Elite Season 6: What Did Isadora Use to Chemically Castrate Hugo and Take Revenge in The Netflix Series?
On November 18, 2022, the installment of the Netflix series Elite Season 6 was released. In it, not only new characters such as Nico, played by the transgender actor Ander Puig, were seen, but also what happened after the end of the fifth edition. Let’s remember that in the last episode of Elite, season 5, titled ‘Your Side of The
World and Mine‘, Isadora (who was given life by Valentina Zenere) assists the police to file a complaint against her attackers: Hugo, Álex and Javier, who are students of the Las Encinas school.
Elite Season 6: What Happened to Isadora In The New Season Of The Netflix Series?

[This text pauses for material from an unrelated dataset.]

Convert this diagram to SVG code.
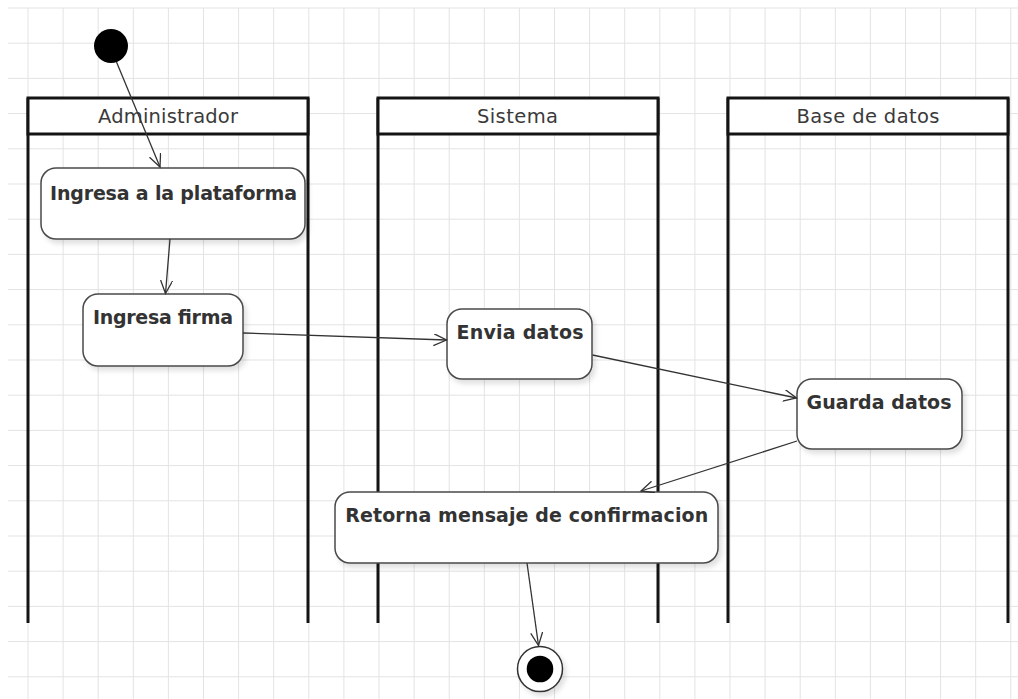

Throughout season 6, Isadora seeks justice because the three young men who assaulted her are still free, and she creates a revenge plan. In the sixth episode, named ‘Tina’, Isadora goes to Nico to ask him to get her a “prescription” medicine; however, she does not delve into more details. When the young man realizes the girl’s plan, she tells him that he will not help her. She manages to convince him and receives the drug with which she performs a chemical castration on Hugo, one of her abusers, this is how she explains it to Dídac (Álvaro de Juan):
“A savagery is what he did to me and I want to make sure he doesn’t do it again to any other woman.”
Elite Season 6: What Did Isadora Use to Chemically Castrate Her Attacker?
Although in the episode, it is shown that the girl exchanged the medicine that Hugo injects after taking a shower, it is not mentioned which drug he used to achieve his revenge. Chemical castration, approved in some countries such as South Korea or Poland as a punishment against abusers, is intended to reduce sexual activity and libido through drugs that lower testosterone levels.
In an article published by the National Center for Biotechnology Information in the ‘National Library of Medicine’ on January 29, 2013, some of the drugs that have been used for this procedure are mentioned: diethylstilbestrol, medroxyprogesterone acetate, and cyproterone acetate. It should be remembered that in the episode in which Isadora exchanges the vials, it can be seen that the boy does not have any difficulties in injecting himself with the medicine that the young woman placed.
According to the Spanish Association of Pediatrics, in a section focused on medroxyprogesterone acetate, it is indicated that it can be administered intramuscularly. This could mean that the chemical Isadora is used as medroxyprogesterone acetate.